El Estado de Pensilvania tiene una población similar a la de Cuba, pero con 35 veces más casos confirmados de coronavirus y 63 veces más víctimas letales. Desde el 13 de mayo hasta este miércoles, la Isla ha reportado un fallecido; Pensilvania, 1251.
Las cifras, sean cuales sean, son trágicas, pero las comparaciones alimentan la perplejidad: ¿cómo son tan dispares las estadísticas entre el país más rico del mundo y la nación víctima de “la tentativa de genocidio más larga de la Historia”, como llamó García Márquez al bloqueo económico de Estados Unidos? ¿Tendrá que ver con que el presidente Miguel Díaz-Canel no juega golf en plena epidemia mortal, ni ha sugerido que la lejía es un “medicamento revolucionario”?
Los muertos se cuentan de uno en uno, no al peso, y el resultado final es siempre el mismo. Un individuo es la medida exacta del universo y que se haya ido duele a sus familiares y amigos en Cuba, igual que en Pensilvania. Ahora bien, conocer la diferencia entre hechos tan diametralmente opuestos ayuda a orientarnos en un entorno informativo altamente contaminado, donde la Isla se reduce a una “nación de pobres y mantenidos” -como diría un entusiasta de Trump en Miami-. Mientras, los muertos en Estados Unidos van y vienen sin ir a fondo de las historias de hospitales saturados, médicos urgidos a trabajar sin descanso, escasez de pruebas y multitudes que desafían la pandemia en playas y balnearios.
Para los cubanos, lo más esperanzador es saber que, si te enfermas, tienes muchas posibilidades de sobrevivir.
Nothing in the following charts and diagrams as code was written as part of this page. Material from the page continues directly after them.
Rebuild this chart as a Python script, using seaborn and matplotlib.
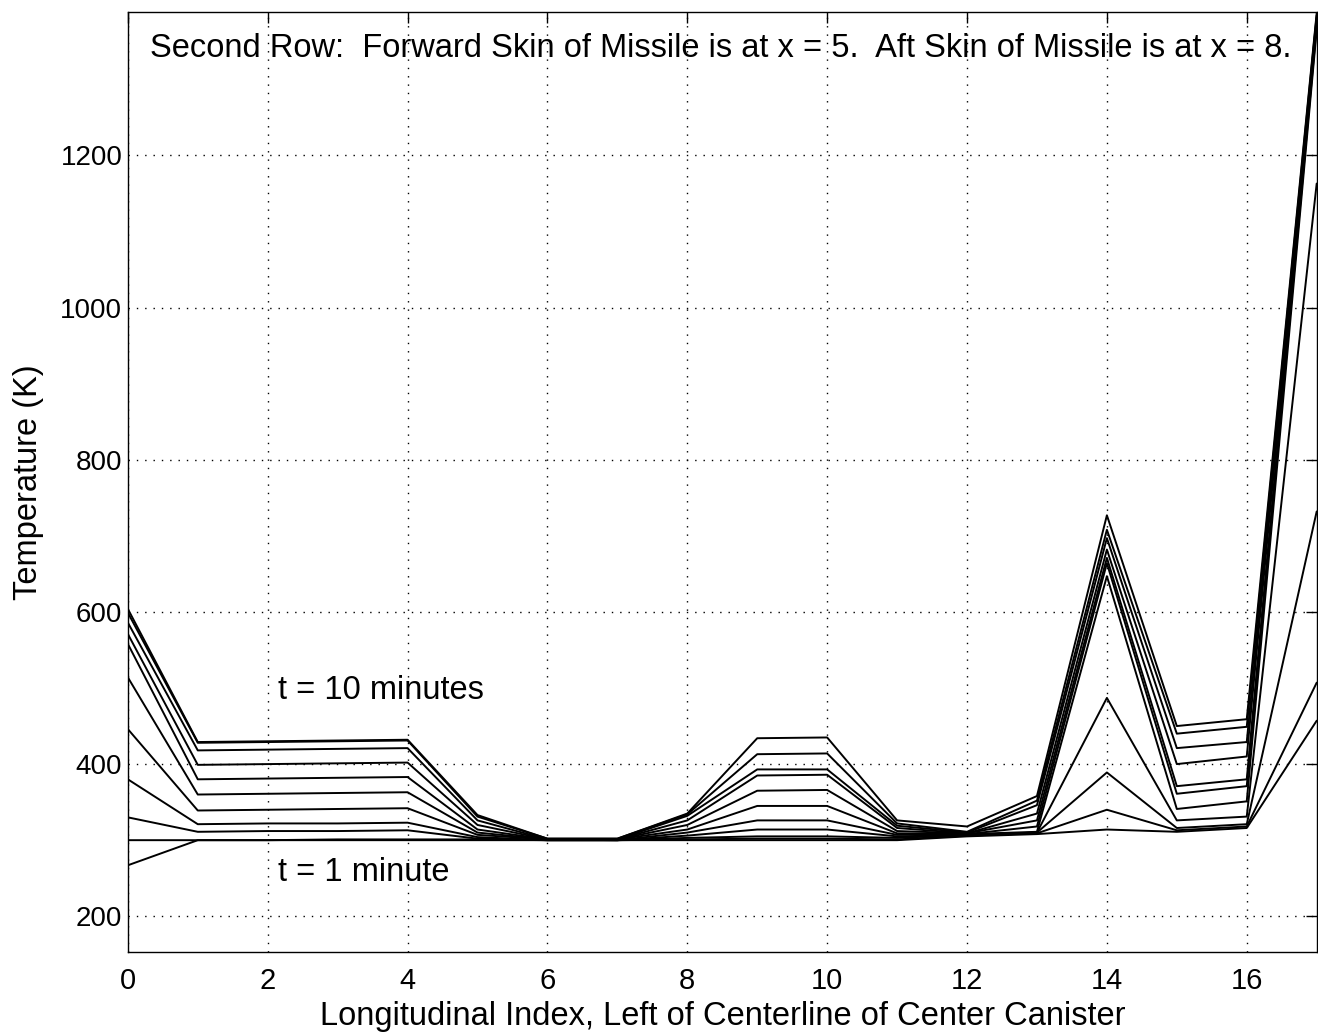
import matplotlib
matplotlib.use("Agg")
import matplotlib.pyplot as plt
import seaborn as sns
import pandas as pd
import numpy as np

# Longitudinal index positions
x_index = list(range(18))

# Temperature curves (K), one list per time snapshot (t = 1 ... latest), values at x = 0..17
t01 = [267, 300, 300, 300, 300, 300, 300, 300, 300, 300, 300, 300, 305, 308, 314, 311, 316, 457]
t02 = [300, 300, 300, 301, 301, 301, 300, 300, 301, 302, 302, 301, 306, 309, 340, 313, 318, 507]
t03 = [330, 311, 312, 312, 313, 302, 300, 300, 303, 305, 305, 303, 307, 310, 389, 316, 321, 732]
t04 = [380, 321, 322, 322, 323, 304, 300, 300, 306, 314, 314, 305, 307, 310, 487, 326, 331, 1163]
t05 = [446, 339, 340, 341, 342, 307, 301, 300, 310, 326, 326, 307, 308, 311, 647, 341, 351, 1365]
t06 = [514, 360, 361, 362, 363, 310, 301, 301, 314, 345, 345, 309, 308, 318, 664, 361, 371, 1370]
t07 = [558, 380, 381, 382, 383, 314, 301, 301, 320, 365, 366, 312, 309, 326, 671, 371, 380, 1375]
t08 = [571, 399, 400, 401, 402, 320, 301, 301, 326, 385, 386, 316, 309, 335, 682, 400, 410, 1378]
t09 = [586, 418, 419, 420, 421, 326, 301, 301, 332, 393, 393, 319, 310, 346, 697, 421, 429, 1381]
t10 = [599, 428, 429, 430, 431, 331, 302, 302, 334, 413, 414, 322, 311, 352, 708, 440, 449, 1384]
t11 = [604, 429, 430, 431, 432, 333, 302, 302, 335, 434, 435, 326, 318, 358, 727, 450, 459, 1387]

series = [t01, t02, t03, t04, t05, t06, t07, t08, t09, t10, t11]
series_names = [f"s{i:02d}" for i in range(len(series))]

x_ticks = [0, 2, 4, 6, 8, 10, 12, 14, 16]
y_ticks = [200, 400, 600, 800, 1000, 1200]

title_text = "Second Row:  Forward Skin of Missile is at x = 5.  Aft Skin of Missile is at x = 8."
x_label = "Longitudinal Index, Left of Centerline of Center Canister"
y_label = "Temperature (K)"
label_late = "t = 10 minutes"
label_early = "t = 1 minute"

rows = []
for name, vals in zip(series_names, series):
    for xi, v in zip(x_index, vals):
        rows.append({"x": xi, "T": v, "series": name})
df = pd.DataFrame(rows)

sns.set_theme(style="white")
plt.rcParams['font.family'] = ['Liberation Sans', 'DejaVu Sans']

fig = plt.figure(figsize=(13.18, 10.32), dpi=100)
ax = fig.add_axes([0.097, 0.0775, 0.902, 0.9105])

sns.lineplot(data=df, x="x", y="T", hue="series", palette=["black"] * len(series),
             estimator=None, legend=False, linewidth=1.4, ax=ax, sort=False)

ax.set_xlim(0, 17)
ax.set_ylim(153, 1388)
ax.set_xticks(x_ticks)
ax.set_yticks(y_ticks)
ax.set_xticklabels([str(v) for v in x_ticks])
ax.set_yticklabels([str(v) for v in y_ticks])
ax.grid(True, linestyle=(0, (1, 5)), color="black", linewidth=1.0)
ax.tick_params(direction="in", length=8, width=1, top=True, right=True,
               colors="black")
ax.tick_params(axis="x", labelsize=21, pad=11)
ax.tick_params(axis="y", labelsize=20, pad=4)
for s in ax.spines.values():
    s.set_color("black")
    s.set_linewidth(1.0)

ax.set_xlabel(x_label, fontsize=23.5, color="black", labelpad=4)
ax.set_ylabel(y_label, fontsize=23.5, color="black", labelpad=12)

ax.text(0.31, 1340, title_text, fontsize=23.5, color="black", va="center", ha="left")
ax.text(2.15, 497, label_late, fontsize=23.5, color="black", va="center", ha="left")
ax.text(2.15, 258, label_early, fontsize=23.5, color="black", va="center", ha="left")

fig.savefig("out.png", dpi=100, facecolor="white")
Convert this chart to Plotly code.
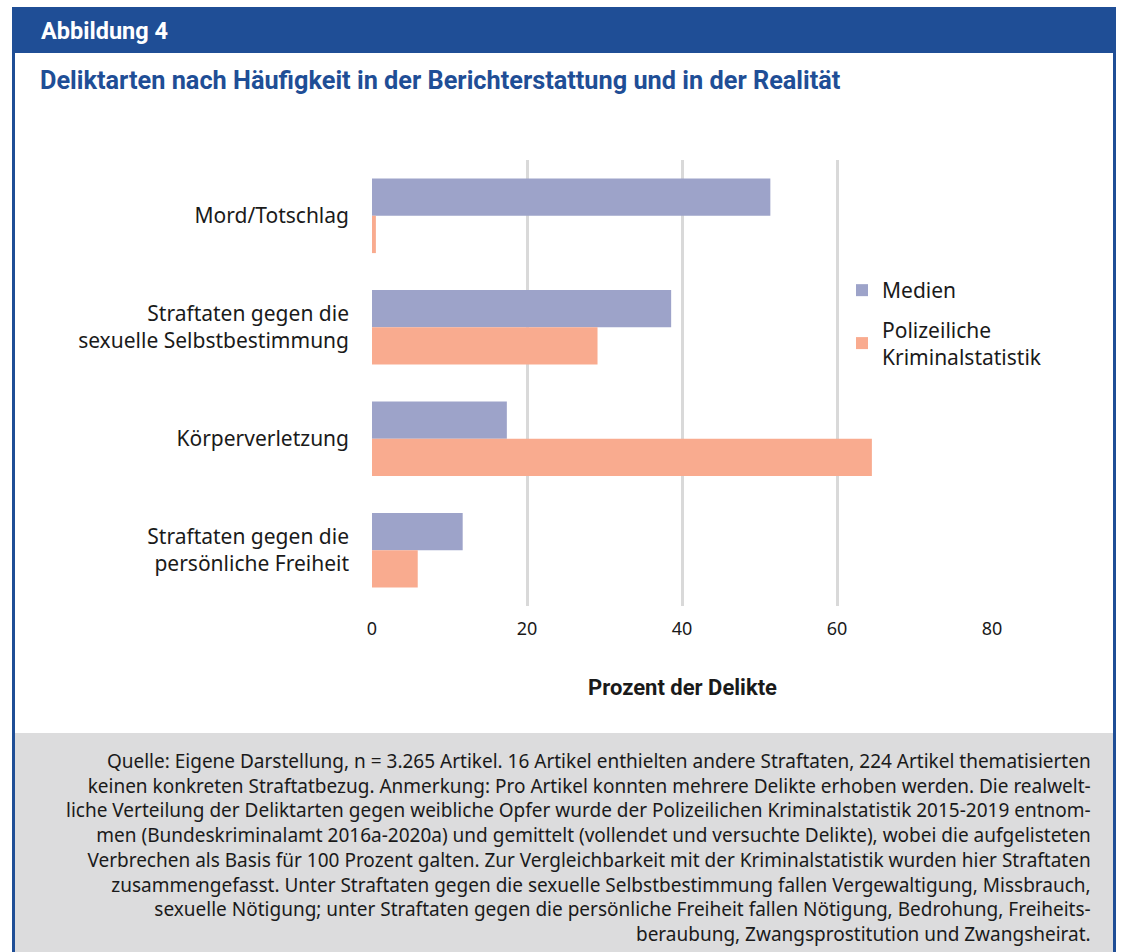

En Estados Unidos, donde hay 6 146 hospitales y sólo 965 son operados por gobiernos estatales y municipales, y 209, por el gobierno federal, la salud es un negocio privado. De ahí que, aunque la respuesta demorada, luego ignorante, luego contradictoria y, a esta altura, incoherente del gobierno federal pueda atribuirse en parte al Presidente, la realidad es que la mercantilización de los servicios médicos no comenzó con Trump. “El sistema de salud no está configurado para ayudar a los pacientes. Ha estado configurado solo para ganar dinero”, dijo recientemente al Washington Post el doctor Nick Sawyer, del Departamento de Medicina de Emergencia de la Universidad de California.
Trump empeoró la situación cuando eliminó los fondos a las organizaciones encargadas de las catástrofes. Luego designó como responsable del gabinete de la crisis del coronavirus al vicepresidente Mike Pence, culpable de muertes en los tiempos de la epidemia del VIH por haber votado contra la financiación de las pruebas y por recomendar como alternativa la plegaria a Dios.
En consecuencia, la sociedad ha comenzado a adaptarse a las cifras de muertes, tal como se ha resignado a que cualquiera se pueda comprar un fusil de asalto y ametrallar escuelas, iglesias, cines y hasta embajadas, y que ese sea el precio de la “libertad” de portar armas o hacer lo que venga en ganas, incluso despreciar la vida de los demás. “El escenario del coronavirus en el que no puedo dejar de pensar es en el que simplemente nos acostumbramos a todas las muertes”, escribió hace unos días Charlie Warzel, columnista del New York Times.
Llegado a este punto, la principal diferencia entre Cuba y Estados Unidos no estriba en sus diametralmente opuestos sistemas de salud. Ni siquiera tiene que ver con las diferencias políticas, sino con la escala de valores en ambas sociedades. En la Isla los sentimientos de cooperación y solidaridad vienen desde los tiempos de la colonia, en tensión con las pretensiones estadounidenses de anexarse al país. No comenzaron con la Revolución de 1959, aunque esta los haya consagrado en las condiciones más adversas.
El individualismo de la sociedad estadounidense tampoco comenzó con Trump, ni con la peste que nos asola. Se ha hecho acompañar históricamente de una idea perversa de la libertad, que retrató José Martí en un discurso memorable pronunciado en Tampa, en 1891. El Héroe Nacional cubano, que vivió la mayor parte de su vida adulta en Estados Unidos y que llegó a conocer el alma de ese país como ninguno de sus contemporáneos, advirtió cuál sería el límite de la libertad que consagraría la República en Cuba, como “ejercicio íntegro de sí”: “el respeto, como honor de familia, al ejercicio íntegro de los demás”. La libertad individual que reclamaba para los cubanos no sería aquello que caracterizaba al imperio naciente: egoísmo, individualismo amoral, capricho, abuso de unos sobre otros. Sería justicia colectiva, a lo que él llamó “la pasión, en fin, por el decoro del hombre”. (Publicado en La Jornada).